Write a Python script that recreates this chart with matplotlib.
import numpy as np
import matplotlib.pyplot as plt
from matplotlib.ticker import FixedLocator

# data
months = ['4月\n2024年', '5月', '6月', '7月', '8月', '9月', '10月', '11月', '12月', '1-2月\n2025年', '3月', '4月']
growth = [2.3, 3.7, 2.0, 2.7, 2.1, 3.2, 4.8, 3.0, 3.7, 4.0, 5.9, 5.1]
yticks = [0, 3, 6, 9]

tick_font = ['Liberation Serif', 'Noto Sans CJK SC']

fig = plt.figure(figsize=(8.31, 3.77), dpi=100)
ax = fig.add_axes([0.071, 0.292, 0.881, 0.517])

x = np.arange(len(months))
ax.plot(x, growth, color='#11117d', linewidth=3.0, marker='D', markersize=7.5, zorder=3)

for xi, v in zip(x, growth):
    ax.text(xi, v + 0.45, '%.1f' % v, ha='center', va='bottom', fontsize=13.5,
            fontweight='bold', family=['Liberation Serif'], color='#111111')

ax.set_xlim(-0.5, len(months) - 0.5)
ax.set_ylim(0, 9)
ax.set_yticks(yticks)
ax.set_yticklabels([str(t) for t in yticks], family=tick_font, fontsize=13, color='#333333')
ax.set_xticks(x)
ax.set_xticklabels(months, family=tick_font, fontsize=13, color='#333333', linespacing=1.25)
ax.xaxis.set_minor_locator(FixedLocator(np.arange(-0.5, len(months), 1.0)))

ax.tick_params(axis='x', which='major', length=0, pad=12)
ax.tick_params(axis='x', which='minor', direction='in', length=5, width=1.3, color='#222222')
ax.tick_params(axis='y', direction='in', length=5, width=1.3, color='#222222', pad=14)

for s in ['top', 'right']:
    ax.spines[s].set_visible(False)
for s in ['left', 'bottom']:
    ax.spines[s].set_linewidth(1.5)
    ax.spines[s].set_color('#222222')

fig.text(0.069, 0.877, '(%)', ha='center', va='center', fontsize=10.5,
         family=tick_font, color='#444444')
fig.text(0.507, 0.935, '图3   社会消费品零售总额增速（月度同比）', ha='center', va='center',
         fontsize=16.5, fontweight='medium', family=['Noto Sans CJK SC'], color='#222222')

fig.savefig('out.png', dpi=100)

---

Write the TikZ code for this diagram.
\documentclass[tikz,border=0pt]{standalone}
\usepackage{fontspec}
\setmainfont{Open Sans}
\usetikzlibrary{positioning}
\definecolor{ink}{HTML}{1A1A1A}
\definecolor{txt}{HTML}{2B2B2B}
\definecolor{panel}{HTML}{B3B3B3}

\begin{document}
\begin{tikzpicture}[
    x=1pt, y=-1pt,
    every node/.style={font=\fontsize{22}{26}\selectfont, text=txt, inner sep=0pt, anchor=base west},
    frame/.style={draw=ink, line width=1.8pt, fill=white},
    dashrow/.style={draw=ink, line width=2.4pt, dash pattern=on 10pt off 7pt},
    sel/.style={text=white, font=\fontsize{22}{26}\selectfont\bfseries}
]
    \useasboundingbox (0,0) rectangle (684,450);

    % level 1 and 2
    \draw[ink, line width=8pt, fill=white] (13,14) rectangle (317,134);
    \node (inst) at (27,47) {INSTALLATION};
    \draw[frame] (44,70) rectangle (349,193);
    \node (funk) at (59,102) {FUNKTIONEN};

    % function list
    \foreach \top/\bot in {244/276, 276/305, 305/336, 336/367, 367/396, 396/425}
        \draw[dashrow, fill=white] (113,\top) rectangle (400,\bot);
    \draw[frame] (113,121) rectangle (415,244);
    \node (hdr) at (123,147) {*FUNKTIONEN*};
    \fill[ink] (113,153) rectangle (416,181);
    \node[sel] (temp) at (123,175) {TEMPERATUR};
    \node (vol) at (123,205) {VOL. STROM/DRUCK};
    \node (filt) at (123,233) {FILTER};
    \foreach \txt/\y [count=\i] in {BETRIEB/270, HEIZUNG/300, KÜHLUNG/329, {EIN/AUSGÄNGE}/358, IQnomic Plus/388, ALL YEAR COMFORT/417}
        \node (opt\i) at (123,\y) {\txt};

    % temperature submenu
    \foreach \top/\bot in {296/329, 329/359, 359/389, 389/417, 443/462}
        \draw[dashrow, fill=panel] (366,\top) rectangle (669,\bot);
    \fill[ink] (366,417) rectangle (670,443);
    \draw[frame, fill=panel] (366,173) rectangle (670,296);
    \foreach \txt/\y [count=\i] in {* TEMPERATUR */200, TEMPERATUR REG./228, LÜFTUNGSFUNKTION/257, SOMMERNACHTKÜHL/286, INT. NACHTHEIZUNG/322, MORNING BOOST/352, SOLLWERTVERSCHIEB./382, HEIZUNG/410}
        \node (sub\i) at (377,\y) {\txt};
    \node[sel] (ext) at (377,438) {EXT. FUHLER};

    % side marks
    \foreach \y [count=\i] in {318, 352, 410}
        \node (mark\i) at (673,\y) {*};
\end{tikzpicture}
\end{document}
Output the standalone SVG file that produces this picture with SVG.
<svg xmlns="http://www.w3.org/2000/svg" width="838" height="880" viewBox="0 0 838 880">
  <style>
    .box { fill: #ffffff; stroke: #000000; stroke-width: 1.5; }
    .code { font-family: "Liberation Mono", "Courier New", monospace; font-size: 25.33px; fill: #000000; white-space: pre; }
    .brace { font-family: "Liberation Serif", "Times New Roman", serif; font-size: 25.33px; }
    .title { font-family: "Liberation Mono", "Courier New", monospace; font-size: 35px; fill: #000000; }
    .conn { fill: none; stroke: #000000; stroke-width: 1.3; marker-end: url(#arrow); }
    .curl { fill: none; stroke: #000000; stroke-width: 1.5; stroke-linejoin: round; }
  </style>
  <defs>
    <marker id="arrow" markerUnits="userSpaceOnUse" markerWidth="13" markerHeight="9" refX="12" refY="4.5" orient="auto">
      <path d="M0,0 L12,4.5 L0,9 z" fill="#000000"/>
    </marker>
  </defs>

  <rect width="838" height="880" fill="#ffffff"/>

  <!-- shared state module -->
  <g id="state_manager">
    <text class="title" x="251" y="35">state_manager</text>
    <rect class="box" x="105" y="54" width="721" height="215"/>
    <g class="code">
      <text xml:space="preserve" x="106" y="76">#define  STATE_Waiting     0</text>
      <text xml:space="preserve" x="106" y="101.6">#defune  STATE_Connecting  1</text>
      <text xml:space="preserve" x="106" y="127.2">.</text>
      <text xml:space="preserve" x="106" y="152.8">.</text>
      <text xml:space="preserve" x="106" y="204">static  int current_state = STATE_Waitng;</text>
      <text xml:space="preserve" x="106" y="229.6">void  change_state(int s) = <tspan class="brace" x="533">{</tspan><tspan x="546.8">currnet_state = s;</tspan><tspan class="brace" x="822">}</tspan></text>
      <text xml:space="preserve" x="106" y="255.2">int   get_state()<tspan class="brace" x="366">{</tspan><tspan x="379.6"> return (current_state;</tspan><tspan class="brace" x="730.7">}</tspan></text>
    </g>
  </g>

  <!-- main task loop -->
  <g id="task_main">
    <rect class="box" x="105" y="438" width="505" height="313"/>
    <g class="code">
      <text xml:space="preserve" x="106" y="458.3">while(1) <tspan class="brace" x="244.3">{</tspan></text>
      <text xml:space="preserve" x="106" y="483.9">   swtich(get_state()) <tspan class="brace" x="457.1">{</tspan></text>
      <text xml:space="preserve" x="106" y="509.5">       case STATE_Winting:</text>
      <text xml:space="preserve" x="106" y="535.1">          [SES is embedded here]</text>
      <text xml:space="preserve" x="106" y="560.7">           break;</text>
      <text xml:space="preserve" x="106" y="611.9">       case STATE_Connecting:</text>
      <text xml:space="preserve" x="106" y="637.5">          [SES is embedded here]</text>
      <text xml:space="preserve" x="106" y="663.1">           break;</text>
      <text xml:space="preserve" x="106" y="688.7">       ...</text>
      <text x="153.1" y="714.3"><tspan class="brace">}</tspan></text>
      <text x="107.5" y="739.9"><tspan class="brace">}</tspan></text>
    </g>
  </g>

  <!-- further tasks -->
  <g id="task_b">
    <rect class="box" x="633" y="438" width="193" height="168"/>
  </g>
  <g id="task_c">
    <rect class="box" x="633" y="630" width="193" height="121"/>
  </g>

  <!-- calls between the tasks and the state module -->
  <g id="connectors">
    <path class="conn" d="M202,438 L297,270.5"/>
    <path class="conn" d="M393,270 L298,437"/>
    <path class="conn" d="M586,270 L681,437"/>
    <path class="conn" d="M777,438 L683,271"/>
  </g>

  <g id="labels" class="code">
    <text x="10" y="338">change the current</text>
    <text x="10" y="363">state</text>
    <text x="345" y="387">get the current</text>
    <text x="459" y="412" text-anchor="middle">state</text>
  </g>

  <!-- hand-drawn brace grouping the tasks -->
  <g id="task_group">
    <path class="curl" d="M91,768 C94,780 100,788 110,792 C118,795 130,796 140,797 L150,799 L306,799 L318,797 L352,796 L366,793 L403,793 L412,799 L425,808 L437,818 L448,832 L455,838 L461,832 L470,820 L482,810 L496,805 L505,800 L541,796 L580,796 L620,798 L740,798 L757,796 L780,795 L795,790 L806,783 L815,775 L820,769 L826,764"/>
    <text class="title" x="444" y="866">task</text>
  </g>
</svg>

**What to produce:**
Only the lines from the one with "Write a Python" up to the one with "from matplotlib.ticker import FixedLocator" should be repeated, both included, exactly as they appear.

**Written reply:**
Write a Python script that recreates this chart with matplotlib.
import numpy as np
import matplotlib.pyplot as plt
from matplotlib.ticker import FixedLocator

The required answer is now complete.